Salud, ciencia y democracia
Sin duda es mejor obedecer a la ciencia que a los dioses, pero cualquier simplificación, y toda razón dominante lo es, resulta letal para la democracia
Vamos hacia una legitimación científica de la política? ¿Sería eventualmente compatible con la democracia? La pandemia ha hecho que la ciencia ocupara un lugar privilegiado en el retablo del poder político. ¿Es el inicio de una nueva fórmula de gobernabilidad basada en la presunción de la razón científica? La modernidad ha visto el paso de la legitimación religiosa del poder a la legitimación ideológica, ¿se asoma ahora la ciencia presta a tomar el relevo? La religión, fundada en la creencia, por tanto en lo inefable, aunque sigue maniobrando por los barrios de la vida pública, ha sido puesta en su sitio por la tradición liberal. Las ideologías llevaban el sello de lo religioso puesto, especialmente en su formulación más común, el nacionalismo, construido sobre el principio sagrado de la nación. Sobre este territorio pelearon las ideologías emanadas de la revolución industrial, que configuraron las democracias occidentales en torno al eje derecha-izquierda. Casi siempre con la nación como marco insuperable de la adhesión colectiva. Las nuevas fases del capitalismo global auguran un desplazamiento de la legitimación del poder hacia la ciencia y la tecnología. ¿Podría entenderse que la gestión de la pandemia es un primer ensayo en esta dirección?

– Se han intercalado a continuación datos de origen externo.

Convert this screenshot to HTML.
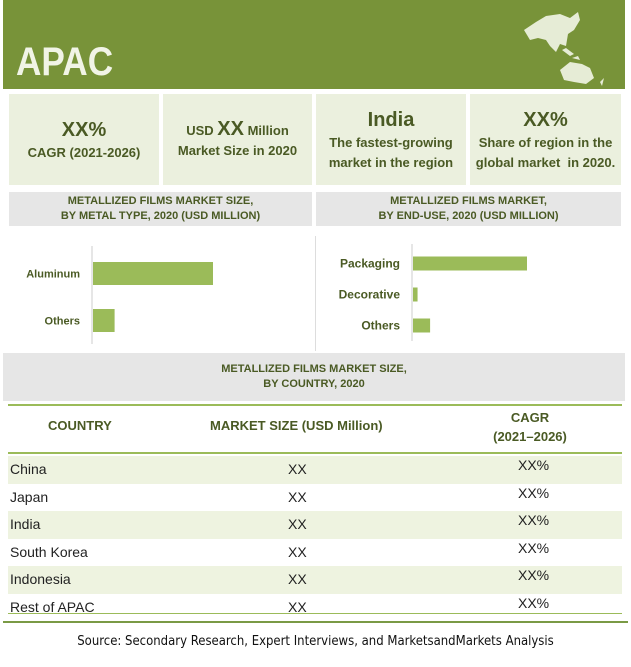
<!DOCTYPE html>
<html><head><meta charset="utf-8"><style>
body{margin:0;width:631px;height:667px;background:#fff;position:relative;overflow:hidden;font-family:"Liberation Sans Narrow","Liberation Sans",sans-serif;}
.a{position:absolute}
.box{position:absolute;top:94px;height:91px;background:#ebf0de;color:#4a5a24;text-align:center;font-size:13px;font-weight:bold;display:flex;flex-direction:column;justify-content:center;line-height:20px}
.gh{position:absolute;background:#e6e6e6;color:#4a5a24;text-align:center;font-size:11px;font-weight:bold;display:flex;flex-direction:column;justify-content:center;line-height:15px}
.row{position:absolute;left:8px;width:614px;height:28px;font-family:"Liberation Sans",sans-serif;font-size:14px;color:#222}
</style></head><body>
<div class="a" style="left:3px;top:0;width:622px;height:89px;background:#789339"></div>
<div class="a" style="left:16px;top:40px;font-size:40px;font-weight:bold;color:#f1f4e6;transform:scaleX(0.88);transform-origin:left">APAC</div>
<svg class="a" style="left:522px;top:8px" width="95" height="80" viewBox="0 0 95 80"><path d="M2 22 L14 14 L24 8 L38 6 L48 10 L56 4 L58 12 L52 22 L46 26 L44 38 L38 36 L34 44 L28 38 L24 32 L16 30 L8 32Z M40 42 L44 40 L52 46 L48 48Z M50 50 L56 48 L58 52Z" fill="#e6ecd6"/><path d="M38 62 L48 54 L60 56 L68 60 L72 70 L64 76 L52 74 L42 72Z M78 74 L82 70 L80 78Z" fill="#e6ecd6"/></svg>
<div class="box" style="left:9px;width:150px"><span style="font-size:20px;line-height:26px">XX%</span>CAGR (2021-2026)</div>
<div class="box" style="left:163px;width:149px"><span>USD <span style="font-size:20px">XX</span> Million</span>Market Size in 2020</div>
<div class="box" style="left:316px;width:150px"><span style="font-size:20px;line-height:26px">India</span>The fastest-growing<br>market in the region</div>
<div class="box" style="left:470px;width:151px"><span style="font-size:20px;line-height:26px">XX%</span>Share of region in the<br>global market&nbsp; in 2020.</div>
<div class="gh" style="left:9px;top:192px;width:303px;height:34px">METALLIZED FILMS MARKET SIZE,<br>BY METAL TYPE, 2020 (USD MILLION)</div>
<div class="gh" style="left:316px;top:192px;width:305px;height:34px">METALLIZED FILMS MARKET,<br>BY END-USE, 2020 (USD MILLION)</div>
<div class="a" style="left:315px;top:236px;width:1px;height:115px;background:#ddd"></div>
<svg class="a" id="charts" style="left:0;top:0" width="631" height="360"></svg>
<div class="gh" style="left:3px;top:353px;width:622px;height:48px">METALLIZED FILMS MARKET SIZE,<br>BY COUNTRY, 2020</div>
<div class="a" style="left:8px;top:404px;width:614px;height:2px;background:#9bbb59"></div>
<div class="a" style="left:48px;top:418px;font-size:13px;font-weight:bold;color:#4a5a24">COUNTRY</div>
<div class="a" style="left:210px;top:418px;font-size:13px;font-weight:bold;color:#4a5a24">MARKET SIZE (USD Million)</div>
<div class="a" style="left:480px;top:408px;width:100px;text-align:center;font-size:13px;font-weight:bold;color:#4a5a24;line-height:19px">CAGR<br>(2021–2026)</div>
<div class="a" style="left:8px;top:452px;width:614px;height:2px;background:#9bbb59"></div>
<div id="rows"></div>
<div class="a" style="left:8px;top:613px;width:614px;height:1px;background:#9bbb59"></div>
<div class="a" style="left:3px;top:621px;width:625px;height:2px;background:#7a9a45"></div>
<div class="a" style="left:0;top:634px;width:631px;text-align:center;font-family:'DejaVu Sans Condensed','Liberation Sans',sans-serif;font-size:13px;color:#111">Source: Secondary Research, Expert Interviews, and MarketsandMarkets Analysis</div>
<script>
const metalCats=["Aluminum","Others"];
const metalVals=[100,18];
const endCats=["Packaging","Decorative","Others"];
const endVals=[100,4,15];
const countries=["China","Japan","India","South Korea","Indonesia","Rest of APAC"];
const sizes=["XX","XX","XX","XX","XX","XX"];
const cagrs=["XX%","XX%","XX%","XX%","XX%","XX%"];
const NS="http://www.w3.org/2000/svg";
const svg=document.getElementById('charts');
function drawChart(cats,vals,x0,wMax,y0,step,bh,labelFs,prefix){
  const max=Math.max(...vals);
  const ax=document.createElementNS(NS,'line');
  ax.setAttribute('x1',x0);ax.setAttribute('x2',x0);ax.setAttribute('y1',y0-8);ax.setAttribute('y2',y0+step*cats.length-4);
  ax.setAttribute('stroke','#ccc');
  
  
  svg.appendChild(ax);
  cats.forEach((c,i)=>{
    const yc=y0+step*i+step/2-4;
    const r=document.createElementNS(NS,'rect');
    r.setAttribute('x',x0+1);r.setAttribute('y',yc-bh/2);r.setAttribute('width',vals[i]/max*wMax);r.setAttribute('height',bh);r.setAttribute('fill','#9bbb59');
    
    
    svg.appendChild(r);
    const t=document.createElementNS(NS,'text');
    t.setAttribute('x',x0-12);t.setAttribute('y',yc+4);t.setAttribute('text-anchor','end');
    t.setAttribute('font-size',labelFs);t.setAttribute('font-weight','bold');t.setAttribute('fill','#4a5a24');
    t.setAttribute('font-family','Liberation Sans Narrow, Liberation Sans, sans-serif');
    t.textContent=c;
    
    
    svg.appendChild(t);
  });
}
drawChart(metalCats,metalVals,92,120,254,47,23,11,'metal');
drawChart(endCats,endVals,412,114,252,31,14,12,'enduse');
const rows=document.getElementById('rows');
countries.forEach((c,i)=>{
  const d=document.createElement('div');
  d.className='row';
  d.style.top=(456+i*27.5)+'px';
  if(i%2===0)d.style.background='#eef3e0';
  d.innerHTML='<span style="position:absolute;left:2px;top:5px">'+c+'</span><span style="position:absolute;left:280px;top:5px">'+sizes[i]+'</span><span style="position:absolute;left:510px;top:1px">'+cagrs[i]+'</span>';
  
  
  rows.appendChild(d);
});
</script>
</body></html>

Hasta ahora la legitimación presuntamente científica se había intentado por la vía de la economía: la pretensión de que disponemos de unos modelos objetivos de desarrollo político y social, a partir de la reducción del ciudadano a sujeto económico. En el pasado se le llamó tecnocracia, ahora reviste el traje ideológico del llamado neoliberalismo. Incluso la España franquista, en los años sesenta, intentó acudir a la tecnocracia como forma de legitimación del llamado desarrollismo. Con la credibilidad del régimen desmoronándose poco a poco, se buscaba una legitimación para aguantar el tipo. Y esta no podía venir ya ni de Dios ni de la patria, argumentos demasiado gastados por el régimen, sino por el dinero. Se agarraron a un precedente, el llamado milagro alemán, convertido en milagro español. El milagro alemán, como ha explicado Michel Foucault, fue una apuesta del gobierno del canciller Konrad Adenauer para legitimar el régimen de Bonn. Viniendo de donde se venía, había pocos argumentos en el pasado próximo sobre los que fundamentar. “La historia ha dicho no al Estado alemán. Es ahora la economía la que le permitirá afirmarse”, dijo Ludwig Erhard, ministro de Economía. Y añadió: “hay que liberar la economía de las limitaciones del Estado”. Nacía el neoliberalismo, que décadas más tarde encontraría su formulación actual en el Consenso de Washington. ¿Será a la sombra de la verdad científica que se desarrollará la política en adelante? ¿O sigue estando esta idea en el ámbito de lo distópico?
Afortunadamente,la ciencia incluye a la vez la presunción de verdad y el principio de falsación contenido en su método. La sociedad siente respeto por la ciencia, especialmente cuando se trata de la salud, pero la carga de complejidad es tan grande que la autoridad de la ciencia chocará inevitablemente tanto con la lógica del poder —que por definición es posesiva y arbitraria— como con la diversidad del sistema de intereses. Lo hemos visto con la casi ingenua confesión que han hecho las autoridades sanitarias de la Generalitat: si atendiéramos a criterios científicos no habríamos iniciado la desescalada, pero no tenemos recursos para salvar del desastre a los sectores más perjudicados por el encierro.
La ciencia ha servido mientras la vida era la amenaza más urgentemente sentida por la ciudadanía, pero ante el desasosiego de la mayoría y la ruina de algunos sectores económicos sus criterios son insuficientes. La democracia vive en la contradicción. Y por eso cualquier vía superior de legitimación es letal para ella. Del saber al decidir hay un paso (en el que figuran intereses, derechos y libertades) y lo llamamos política. El profesor Ian Lipkin dejaba una señal preocupante en EL PAÍS, refiriéndose a China: “Hay ventajas y desventajas de las dictaduras, pero en salud pública claramente su política es mucho más consistente”. Y, sin embargo, no es posible una democracia sin riesgo. Porque si alguna virtud tiene la democracia es la fragilidad que la acerca a la vida. Sin duda es mejor obedecer a la ciencia que a los dioses, pero cualquier simplificación, y toda razón dominante lo es, resulta letal para la democracia. Las palabras de Lipkin me ponen en guardia: se sabe cuándo se empiezan a recortar libertades, pero no se sabe cuándo se termina. Y el algoritmo acecha.